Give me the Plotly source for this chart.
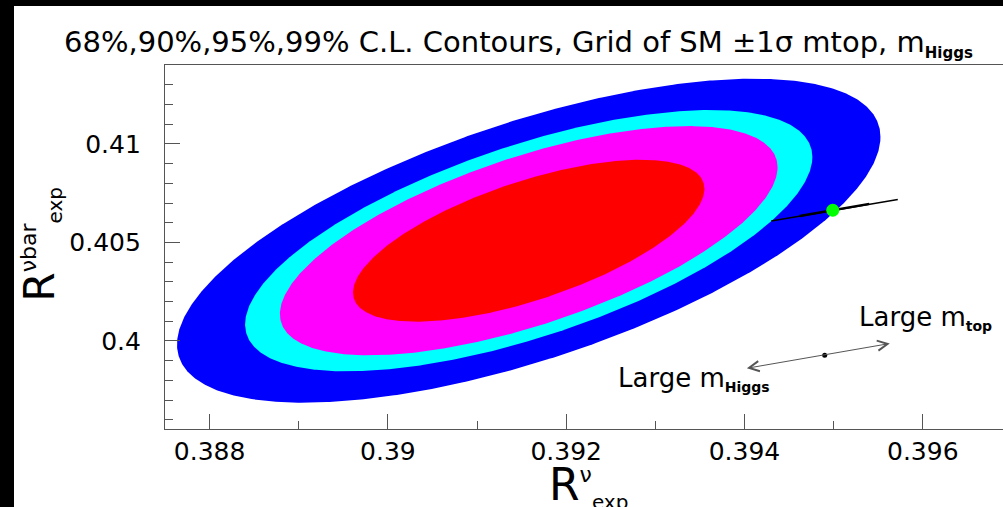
import numpy as np
import plotly.graph_objects as go

# ---- data ----
cl_labels = ["99%", "95%", "90%", "68%"]
delta_chi2 = [9.21, 5.99, 4.61, 2.30]          # 2-dof Δχ² for each C.L.
cl_colors = ["#0000ff", "#00ffff", "#ff00ff", "#ff0000"]
center_x, center_y = 0.39158, 0.40509          # fit centre (R^nu, R^nubar)
sigma_x, sigma_y, rho = 0.00130, 0.00271, 0.64

sm_line_x = [0.39430, 0.39572]                 # SM grid (mtop, mHiggs) line
sm_line_y = [0.40609, 0.40718]
sm_thick_x = [0.39462, 0.39540]
sm_thick_y = [0.40634, 0.40696]
sm_point_x = [0.39499]                         # SM central point
sm_point_y = [0.406635]

arrow_left = (0.39401, 0.39860)                # "Large m_Higgs" direction
arrow_right = (0.39563, 0.39987)               # "Large m_top" direction
arrow_dot_x = [0.39490]
arrow_dot_y = [0.39927]

x_ticks = [0.388, 0.39, 0.392, 0.394, 0.396]
x_ticktext = ["0.388", "0.39", "0.392", "0.394", "0.396"]
y_ticks = [0.40, 0.405, 0.41]
y_ticktext = ["0.4", "0.405", "0.41"]
x_range = [0.3875, 0.39690]
y_range = [0.39553, 0.41401]

# ---- layout geometry (pixels) ----
W, H = 1003, 507
ML, MR, MT, MB = 165, 0, 65, 78
PW, PH = W - ML - MR, H - MT - MB


def px(x):
    return (x - ML) / PW


def py(y):
    return (H - MB - y) / PH


FONT = "DejaVu Sans"
fig = go.Figure()

t = np.linspace(0, 2 * np.pi, 721)
for lab, d2, col in zip(cl_labels, delta_chi2, cl_colors):
    k = np.sqrt(d2)
    ex = center_x + k * sigma_x * np.cos(t)
    ey = center_y + k * sigma_y * (rho * np.cos(t) + np.sqrt(1 - rho ** 2) * np.sin(t))
    fig.add_trace(go.Scatter(x=ex, y=ey, mode="lines", fill="toself",
                             fillcolor=col, line=dict(width=0, color=col),
                             name=lab, hoverinfo="skip"))

fig.add_trace(go.Scatter(x=sm_line_x, y=sm_line_y, mode="lines",
                         line=dict(color="black", width=1.5), hoverinfo="skip"))
fig.add_trace(go.Scatter(x=sm_thick_x, y=sm_thick_y, mode="lines",
                         line=dict(color="black", width=2.5), hoverinfo="skip"))
fig.add_trace(go.Scatter(x=sm_point_x, y=sm_point_y, mode="markers",
                         marker=dict(color="#00ff00", size=13), hoverinfo="skip"))
fig.add_trace(go.Scatter(x=arrow_dot_x, y=arrow_dot_y, mode="markers",
                         marker=dict(color="black", size=5), hoverinfo="skip"))

fig.add_annotation(x=arrow_right[0], y=arrow_right[1], ax=arrow_left[0], ay=arrow_left[1],
                   xref="x", yref="y", axref="x", ayref="y", text="", showarrow=True,
                   arrowside="end+start", arrowhead=5, startarrowhead=5,
                   arrowsize=2, startarrowsize=2, arrowwidth=1, arrowcolor="#555555")

sub_style = "font-size:14px"
fig.add_annotation(x=px(518), y=py(43), xref="paper", yref="paper", showarrow=False,
                   xanchor="center", yanchor="middle",
                   text="68%,90%,95%,99% C.L. Contours, Grid of SM \u00b11\u03c3 mtop, m"
                        f"<sub><span style='font-size:15px'><b>Higgs</b></span></sub>",
                   font=dict(family=FONT, size=29, color="black"))
fig.add_annotation(x=px(616), y=py(379), xref="paper", yref="paper", showarrow=False,
                   xanchor="left", yanchor="middle",
                   text=f"Large m<sub><span style='{sub_style}'><b>Higgs</b></span></sub>",
                   font=dict(family=FONT, size=26, color="black"))
fig.add_annotation(x=px(857), y=py(318), xref="paper", yref="paper", showarrow=False,
                   xanchor="left", yanchor="middle",
                   text=f"Large m<sub><span style='{sub_style}'><b>top</b></span></sub>",
                   font=dict(family=FONT, size=26, color="black"))

# axis titles
fig.add_annotation(x=px(588), y=py(457), xref="paper", yref="paper", showarrow=False,
                   xanchor="center", yanchor="top",
                   text="R<sup><span style='font-size:22px'>\u03bd</span></sup>"
                        "<sub><span style='font-size:20px'>exp</span></sub>",
                   font=dict(family=FONT, size=44, color="black"))
fig.add_annotation(x=px(12), y=py(245), xref="paper", yref="paper", showarrow=False,
                   xanchor="left", yanchor="middle", textangle=-90,
                   text="R<sup><span style='font-size:22px'>\u03bdbar</span></sup>"
                        "<sub><span style='font-size:20px'>exp</span></sub>",
                   font=dict(family=FONT, size=42, color="black"))

# black frame bands (top and left) of the original canvas
fig.add_shape(type="rect", xref="paper", yref="paper", x0=px(0), x1=px(14),
              y0=py(H), y1=py(0), fillcolor="black", line_width=0, layer="above")
fig.add_shape(type="rect", xref="paper", yref="paper", x0=px(0), x1=px(W),
              y0=py(6), y1=py(0), fillcolor="black", line_width=0, layer="above")

axis_common = dict(showgrid=False, zeroline=False, showline=True, linecolor="#555555",
                   linewidth=1.2, ticks="inside", ticklen=15, tickcolor="#555555",
                   tickwidth=1, tickfont=dict(family=FONT, size=25, color="black"))
fig.update_xaxes(range=x_range, tickvals=x_ticks, ticktext=x_ticktext, mirror=True,
                 minor=dict(ticks="inside", ticklen=8, dtick=0.001, tick0=0.388,
                            tickcolor="#555555"),
                 ticklabelstandoff=0, **axis_common)
fig.update_yaxes(range=y_range, tickvals=y_ticks, ticktext=y_ticktext,
                 minor=dict(ticks="inside", ticklen=8, dtick=0.001, tick0=0.4,
                            tickcolor="#555555"),
                 ticklabelstandoff=18, **axis_common)

fig.update_layout(width=W, height=H, margin=dict(l=ML, r=MR, t=MT, b=MB),
                  paper_bgcolor="white", plot_bgcolor="white", showlegend=False)

fig.write_html("out.html")
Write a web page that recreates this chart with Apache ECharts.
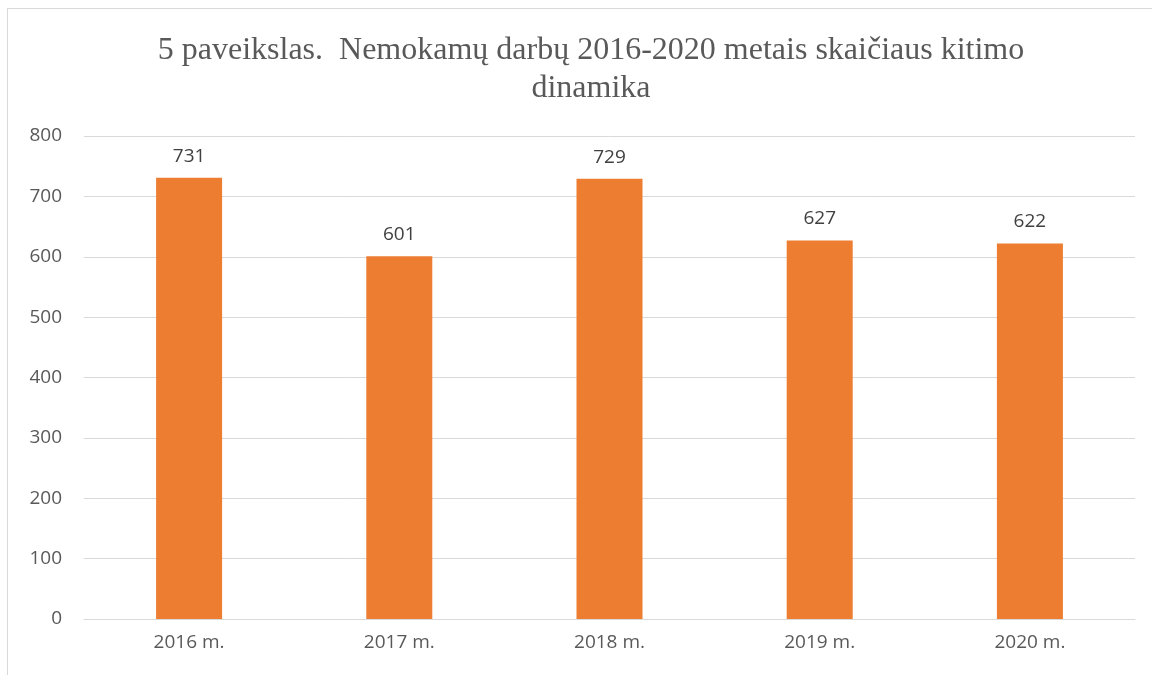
<!DOCTYPE html>
<html>
<head>
<meta charset="utf-8">
<script src="https://cdn.jsdelivr.net/npm/echarts@6/dist/echarts.min.js"></script>
<style>
html,body{margin:0;padding:0;background:#fff;}
#frame{position:absolute;left:7px;top:8px;width:1160px;height:680px;border:1px solid #d9d9d9;box-sizing:border-box;}
#main{position:absolute;left:0;top:0;width:1152px;height:675px;}
</style>
</head>
<body>
<div id="frame"></div>
<div id="main"></div>
<script>
var titleText='5 paveikslas.  Nemokamų darbų 2016-2020 metais skaičiaus kitimo\ndinamika';
var years=['2016 m.','2017 m.','2018 m.','2019 m.','2020 m.'];
var counts=[731,601,729,627,622];

var myChart=echarts.init(document.getElementById('main'));
myChart.setOption({
	animation:false,
	title:{
		text:titleText,
		left:586,
		top:27,
		textAlign:'center',
		textStyle:{
			fontFamily:'Liberation Serif',
			fontWeight:'normal',
			fontSize:32,
			lineHeight:38,
			color:'#595959'
		}
	},
	grid:{
		left:84,
		right:17,
		top:136,
		bottom:56,
		containLabel:false
	},
	xAxis:{
		type:'category',
		data:years,
		axisLine:{lineStyle:{color:'#d9d9d9',width:1}},
		axisTick:{show:false},
		axisLabel:{
			color:'#595959',
			fontSize:19,
			fontFamily:'Open Sans',
			margin:14
		}
	},
	yAxis:{
		type:'value',
		min:0,
		max:800,
		interval:100,
		axisLine:{show:false},
		axisTick:{show:false},
		splitLine:{lineStyle:{color:'#d9d9d9',width:1}},
		axisLabel:{
			color:'#595959',
			fontSize:19,
			fontFamily:'Open Sans',
			margin:22
		}
	},
	series:[{
		type:'bar',
		data:counts,
		barWidth:66,
		itemStyle:{color:'#ed7d31'},
		label:{
			show:true,
			position:'top',
			distance:12,
			color:'#404040',
			fontSize:19,
			fontFamily:'Open Sans'
		}
	}]
});
</script>
</body>
</html>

=== YOUR GOAL ===
Write out nothing but the lines from the start of the data through the line with "import plotly.graph_objects as go". Leave out the pictures.

=== TASK ANSWER ===
Give me the Plotly source for this chart.
import numpy as np
import plotly.graph_objects as go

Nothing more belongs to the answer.